Die Spaltung der Politik: Vom politischen Mehrwert einer haltlosen Behauptung
In: Freie Assoziation: Zeitschrift für psychoanalytische Sozialpsychologie, Band 25, Heft 2, S. 10-28
ISSN: 1434-7849, 2699-1519
There really is no such thing as society: Weder kann man sagen, was Gesellschaft im Innersten zusammenhält, noch wo sie aufhört. Sie ist viel eher eine Perspektive, aus der man Prozesse der Vergesellschaftung betrachten kann, als ein Objekt, das Resultat dieser Prozesse sein könnte. Was also meint die Rede von der »gespaltenen Gesellschaft« oder der drohenden »Spaltung der Gesellschaft«? Die Art und Weise, wie diese Figur im Diskurs jeweils eingebracht wird, lässt vermuten, dass es dabei sinnvoll nur um eine Problemdiagnose aus der Perspektive (national)staatlicher Politik gehen kann: Spaltung meint dann die Gefährdung der Kapazität kollektiv bindender Entscheidungen – also Unregierbarkeit.

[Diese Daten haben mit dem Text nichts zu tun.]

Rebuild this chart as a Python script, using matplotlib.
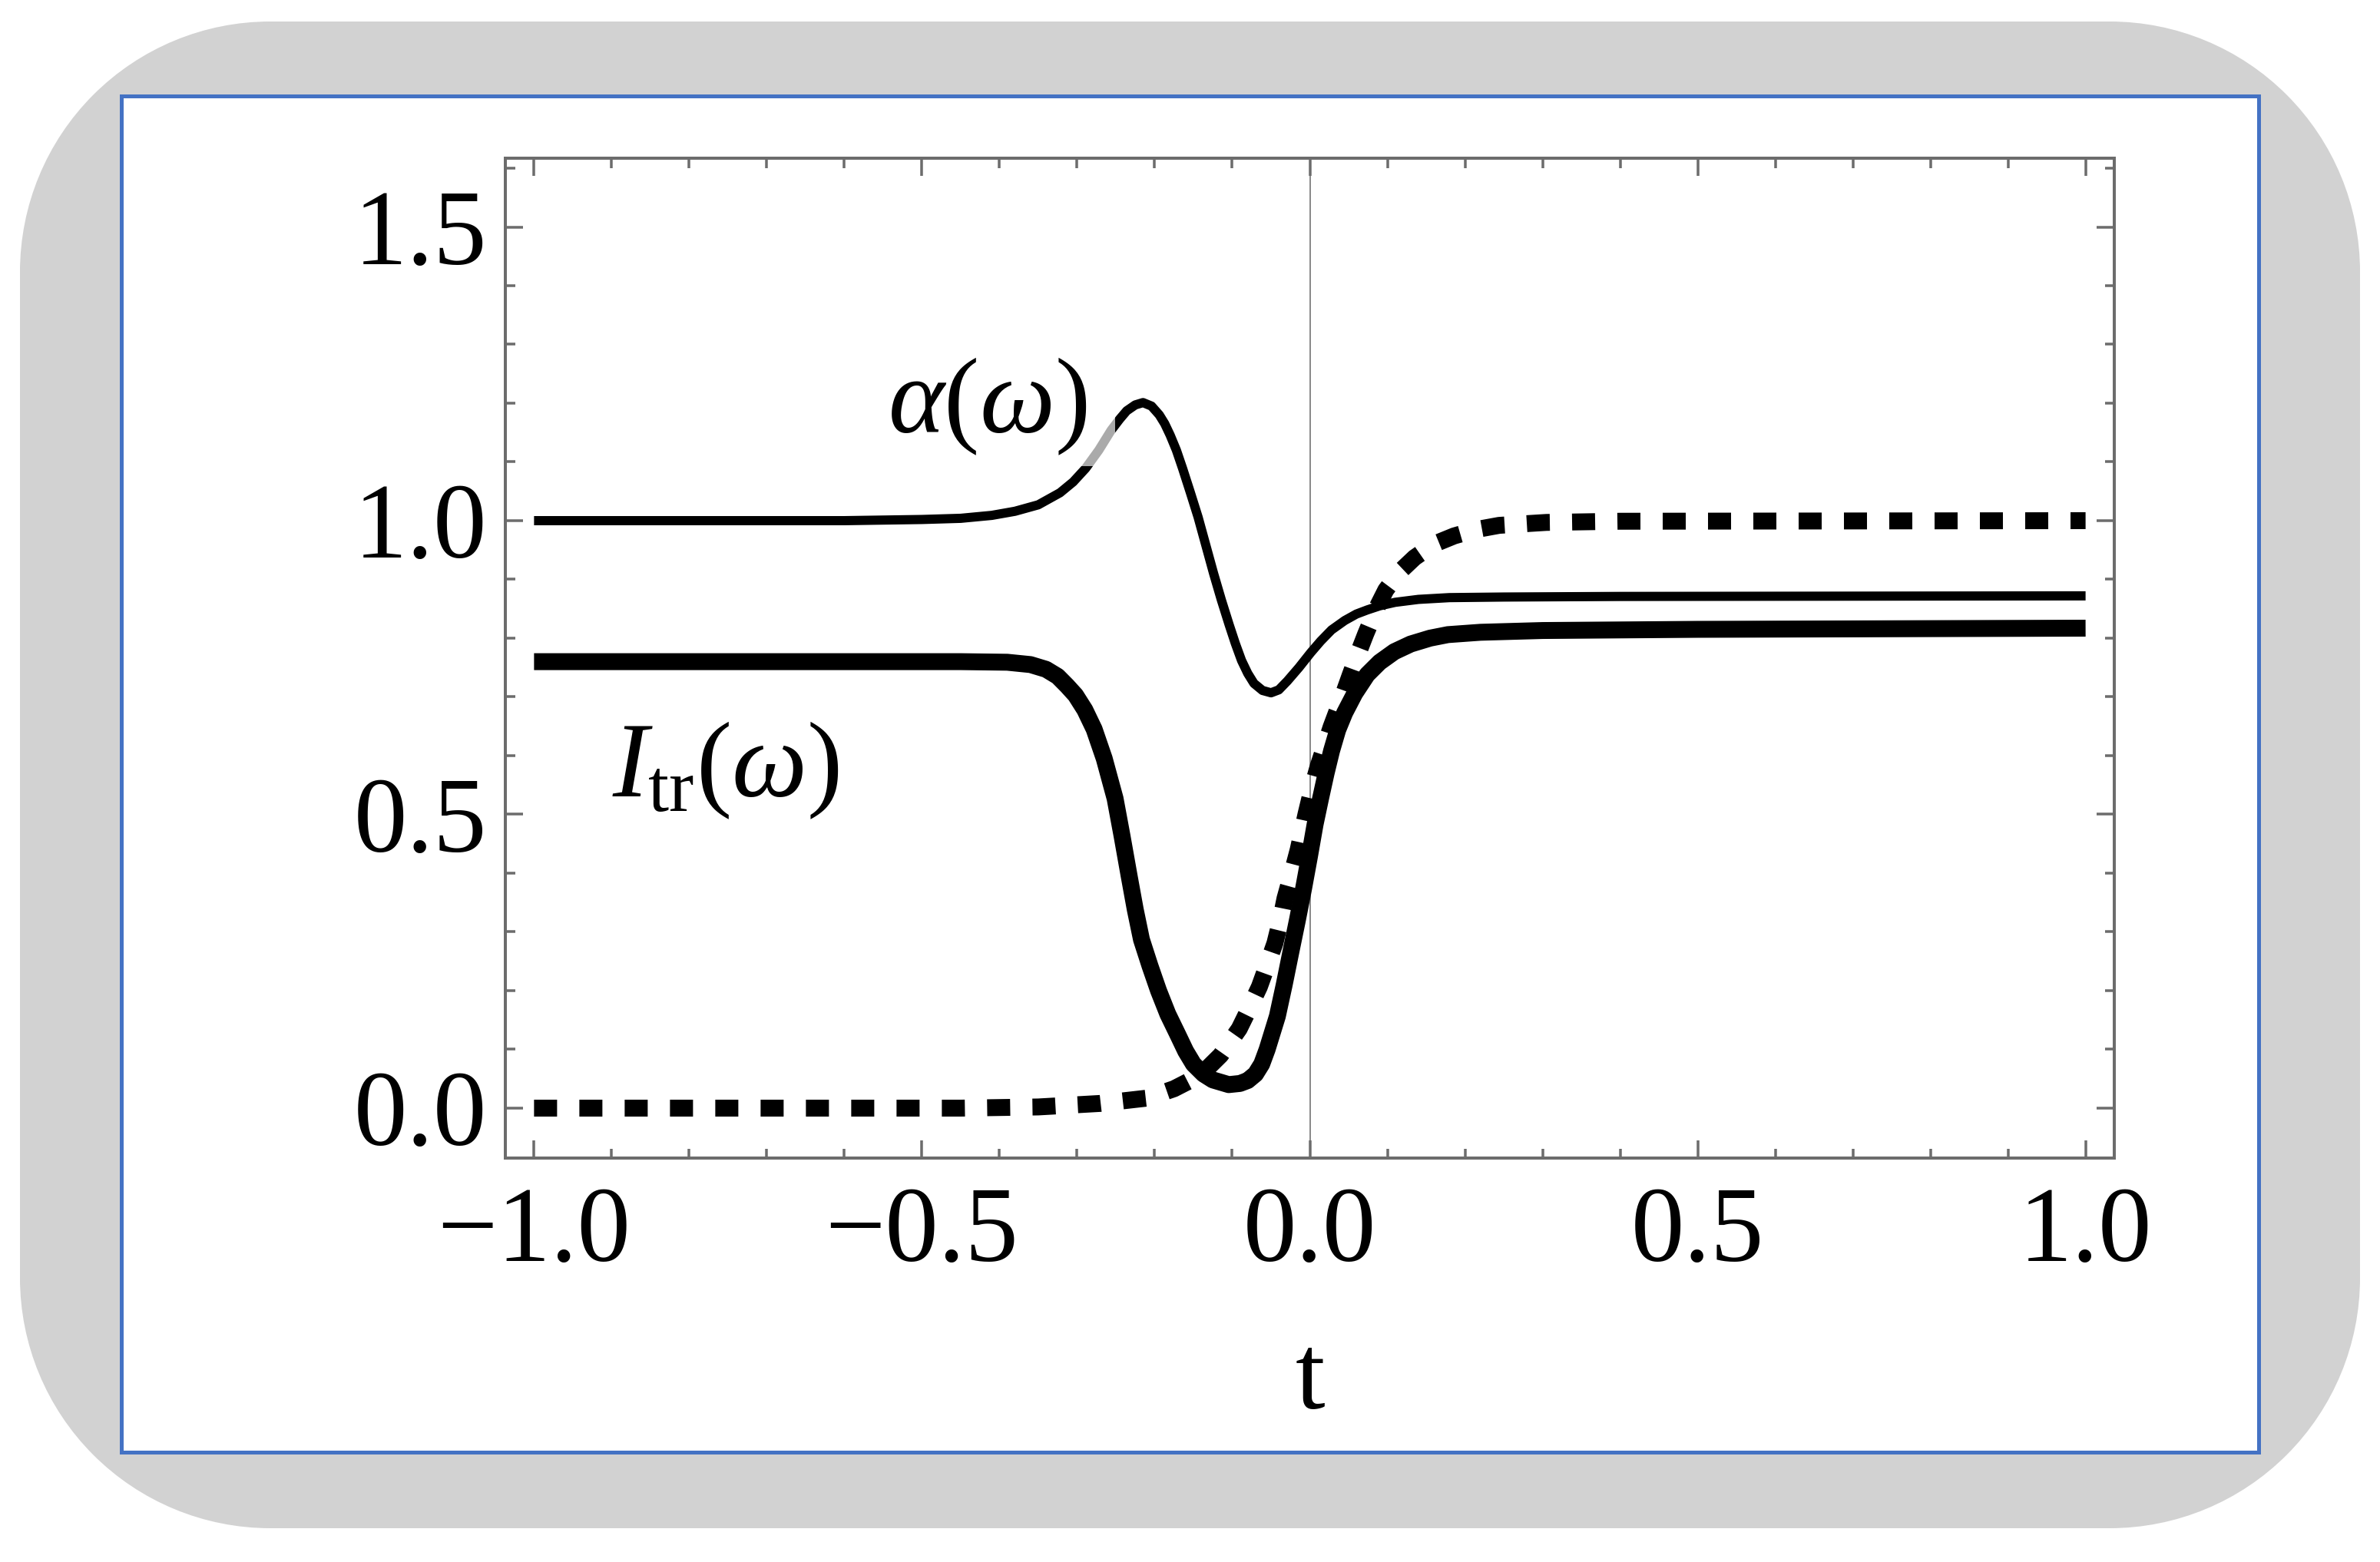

Auch in dieser eingeschränkten Sicht ist der Begriff nicht besonders erhellend in Bezug auf die bundesrepublikanische Gesellschaft der Gegenwart, aber es wird verständlicher, wie er als Formel strategisch im politischen Konflikt eingesetzt werden kann. Im kursorischen Vergleich mit den ähnlichen Begriffen »Parallelgesellschaft«, »Exklusion« und »Polarisierung« wird deutlich, dass die bekundete Angst vor der »drohenden Spaltung« als kommunikatives Manöver selbst eine Drohung ist, die Dissens und Widerspruch in der Sachdimension dadurch moralisch disqualifiziert, dass ihnen in der Sozialdimension die Gefährdung des als Gemeinwohl maskierten Staatswohls vorgeworfen wird.